Qui a peur de la vérité ? Seulement les coupables, les criminels.
C’est le remède au génocide actuel à Gaza.
Mais la paix définitive ne viendra en Palestine qu’avec la justice :
- La justice signifie le retour de tous les réfugiés dans leurs foyers.
- La justice signifie la fin de l’apartheid, de l’occupation et des crimes de guerre.
- La justice signifie qu’il doit être mis fin au sionisme, comme au nazisme et au fascisme et à tous les maux de l’humanité, et que les criminels doivent être punis.
Depuis plus de cent ans, le peuple palestinien lutte vaillamment pour sa liberté contre le colonialisme occidental et son instrument, Israël. Un tout petit nombre de personnes se battent contre une force puissante. Ils n’ont jamais abandonné, ils n’ont jamais capitulé, ils méritent d’être libres.
Je le proclame, comme vous et comme toutes les personnes honorables dans le monde, LA PALESTINE SERA LIBRE DU FLEUVE À LA MER !
Je vous remercie.
Dr Salman Abu Sitta
Source: Mondoweiss
Traduit de l’anglais par Dominique Muselet
Notes
Salman Abu Sitta est le fondateur et le président de la Palestine Land Society, à Londres, qui se consacre à la documentation de la terre et du peuple palestiniens.
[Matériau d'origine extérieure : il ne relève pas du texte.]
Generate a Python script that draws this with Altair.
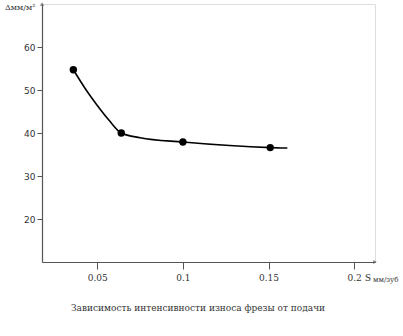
import altair as alt
import pandas as pd

# Measured points
feed = [0.036, 0.064, 0.100, 0.151]
wear = [54.7, 40.0, 37.9, 36.6]

# Curve drawn through the points, continuing past the last one
curve_feed = [0.036, 0.043, 0.050, 0.057, 0.064, 0.075, 0.100, 0.151, 0.161]
curve_wear = [54.7, 50.3, 46.4, 42.9, 40.0, 38.9, 37.9, 36.6, 36.5]

x_ticks = [0.05, 0.1, 0.15, 0.2]
y_ticks = [20, 30, 40, 50, 60]

pts = pd.DataFrame({"feed": feed, "wear": wear})
curve = pd.DataFrame({"feed": curve_feed, "wear": curve_wear})

W, H = 333, 258
xs = alt.Scale(domain=[0.0177, 0.2122], nice=False, zero=False)
ys = alt.Scale(domain=[10, 70], nice=False, zero=False)

axis_common = dict(domainColor="#555555", tickColor="#555555", grid=False,
                   labelColor="#333333", labelFontSize=9, title=None,
                   domainWidth=1.2)

line = alt.Chart(curve).mark_line(color="black", strokeWidth=1.6, interpolate="monotone").encode(
    x=alt.X("feed:Q", scale=xs,
            axis=alt.Axis(values=x_ticks, format=".2~f", tickSize=7, labelPadding=4,
                          labelFont="DejaVu Serif", **axis_common)),
    y=alt.Y("wear:Q", scale=ys,
            axis=alt.Axis(values=y_ticks, tickSize=5, labelPadding=2,
                          labelFont="DejaVu Sans", **axis_common)),
)

dots = alt.Chart(pts).mark_circle(color="black", size=55, opacity=1).encode(
    x=alt.X("feed:Q", scale=xs), y=alt.Y("wear:Q", scale=ys)
)

arrow_x = alt.Chart(pd.DataFrame({"a": [0]})).mark_point(
    shape="triangle-right", filled=True, color="#555555", size=18
).encode(x=alt.value(W), y=alt.value(H))

arrow_y = alt.Chart(pd.DataFrame({"a": [0]})).mark_point(
    shape="triangle-up", filled=True, color="#555555", size=18
).encode(x=alt.value(0), y=alt.value(0))

def label(txt, x, y, size, align="left", font="DejaVu Serif", color="#333333"):
    return alt.Chart(pd.DataFrame({"t": [txt]})).mark_text(
        align=align, baseline="middle", fontSize=size, font=font, color=color
    ).encode(text="t:N", x=alt.value(x), y=alt.value(y))

y_title = label("Δмм/м²", -37, 4, 8)
x_title_s = label("S", 323, 274, 11, font="Liberation Serif")
x_title_sub = label("мм/зуб", 331, 276, 7)
caption = label("Зависимость интенсивности износа фрезы от подачи", 156, 304, 9, align="center")

chart = alt.layer(line, dots, arrow_x, arrow_y, y_title, x_title_s, x_title_sub, caption).properties(
    width=W, height=H,
    autosize=alt.AutoSizeParams(type="none"),
    padding={"left": 42, "top": 4, "right": 28, "bottom": 74},
).configure_view(stroke=None).configure(background="white")

chart.save("out.html", embed_options={"renderer": "svg", "actions": False})
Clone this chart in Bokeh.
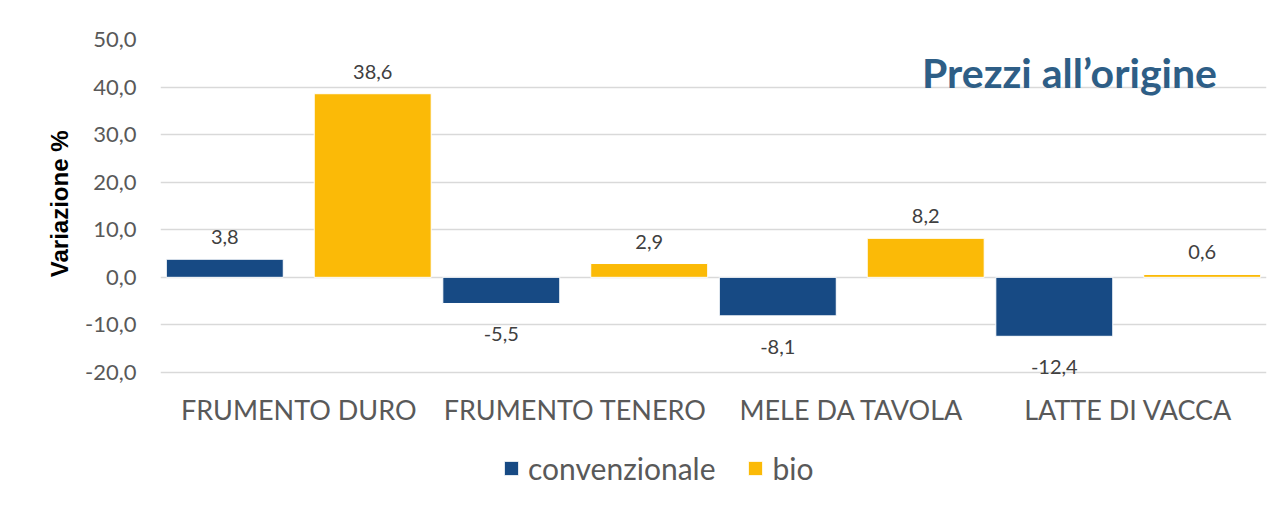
from bokeh.plotting import figure
from bokeh.models import (ColumnDataSource, FactorRange, Range1d, LabelSet, Label, Title,
                          Legend, LegendItem, CustomJSTickFormatter, FixedTicker)
from bokeh.core.properties import value
from bokeh.transform import dodge
from bokeh.embed import file_html
from bokeh.resources import INLINE

categories = ["FRUMENTO DURO", "FRUMENTO TENERO", "MELE DA TAVOLA", "LATTE DI VACCA"]
convenzionale = [3.8, -5.5, -8.1, -12.4]
bio = [38.6, 2.9, 8.2, 0.6]
y_ticks = [-20, -10, 0, 10, 20, 30, 40, 50]

BLUE = "#174A84"
YELLOW = "#FBBA07"
GRID = "#D9D9D9"
TXT = "#595959"
FONT = "Lato"


def fmt(v):
    return f"{v:.1f}".replace(".", ",")


src = ColumnDataSource(dict(
    cat=categories,
    conv=convenzionale,
    bio=bio,
    conv_lbl=[fmt(v) for v in convenzionale],
    bio_lbl=[fmt(v) for v in bio],
    conv_off=[22 if v >= 0 else -31 for v in convenzionale],
    bio_off=[22 if v >= 0 else -31 for v in bio],
    base=[min(y_ticks)] * len(categories),
))

# frame extends below the value axis so the category labels and legend can live inside it
p = figure(width=1279, height=508, output_backend="svg", toolbar_location=None,
           x_range=FactorRange(*categories, range_padding=0),
           y_range=Range1d(-46.5, 50))
p.min_border_left = 160
p.min_border_right = 13
p.min_border_top = 39
p.min_border_bottom = 10
p.outline_line_color = None
p.background_fill_color = "white"
p.border_fill_color = "white"
p.xaxis.visible = False

p.xgrid.grid_line_color = None
p.ygrid.grid_line_color = GRID
p.ygrid.grid_line_width = 1.5
p.yaxis.ticker = FixedTicker(ticks=y_ticks)
p.yaxis.formatter = CustomJSTickFormatter(code="return tick.toFixed(1).replace('.', ',');")

ax = p.yaxis
ax.axis_line_color = None
ax.major_tick_line_color = None
ax.minor_tick_line_color = None
ax.major_tick_out = 0
ax.major_tick_in = 0
ax.major_label_text_color = TXT
ax.major_label_text_font = FONT
ax.major_label_text_font_size = "22px"
ax.major_label_standoff = 24

ytitle = Title(text="Variazione %", align="right", offset=91,
               text_font="Liberation Sans", text_font_style="bold",
               text_font_size="24px", text_color="black", standoff=19)
p.add_layout(ytitle, "left")

r1 = p.vbar(x=dodge("cat", -0.2675, range=p.x_range), top="conv", bottom=0, width=0.423,
            source=src, fill_color=BLUE, line_color="white", line_width=1)
r2 = p.vbar(x=dodge("cat", 0.2675, range=p.x_range), top="bio", bottom=0, width=0.423,
            source=src, fill_color=YELLOW, line_color="white", line_width=1)

for col, lbl, off, d in (("conv", "conv_lbl", "conv_off", -0.2675),
                         ("bio", "bio_lbl", "bio_off", 0.2675)):
    ls = LabelSet(x=dodge("cat", d, range=p.x_range), y=col, text=lbl, y_offset=off,
                  source=src, text_align="center", text_baseline="middle",
                  text_font=value(FONT), text_font_size="20px", text_color="#404040")
    p.add_layout(ls)

cat_labels = LabelSet(x="cat", y="base", text="cat", y_offset=-37, source=src,
                      text_align="center", text_baseline="middle",
                      text_font=value(FONT), text_font_size="27px", text_color=TXT)
p.add_layout(cat_labels)

title = Label(x=909, y=426, x_units="screen", y_units="screen", text="Prezzi all\u2019origine",
              text_align="center", text_baseline="middle", text_font=FONT,
              text_font_style="bold", text_font_size="41px", text_color="#2E5E86")
p.add_layout(title)

legend = Legend(items=[LegendItem(label="convenzionale", renderers=[r1]),
                       LegendItem(label="bio", renderers=[r2])],
                location=(342, 12), orientation="horizontal",
                glyph_width=18, glyph_height=18, label_standoff=8, spacing=31,
                padding=0, margin=0, border_line_color=None, background_fill_alpha=0,
                label_text_font=FONT, label_text_font_size="30px", label_text_color=TXT)
p.add_layout(legend)

open("out.html", "w").write(file_html(p, INLINE))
Il est l’auteur de six livres sur la Palestine, dont le compendium « Atlas of Palestine 1917-1966 », en anglais et en arabe, l’« Atlas of the Return Journey » et plus de 300 documents et articles sur les réfugiés palestiniens, le droit au retour, l’histoire de la Nakba et les droits de l’homme. On lui doit une documentation et une cartographie exhaustives de la terre et du peuple palestiniens sur une période de 40 ans. Ses mémoires Mapping my Return, largement acclamés, décrivent sa vie en Palestine et sa longue lutte en tant que réfugié pour rentrer chez lui.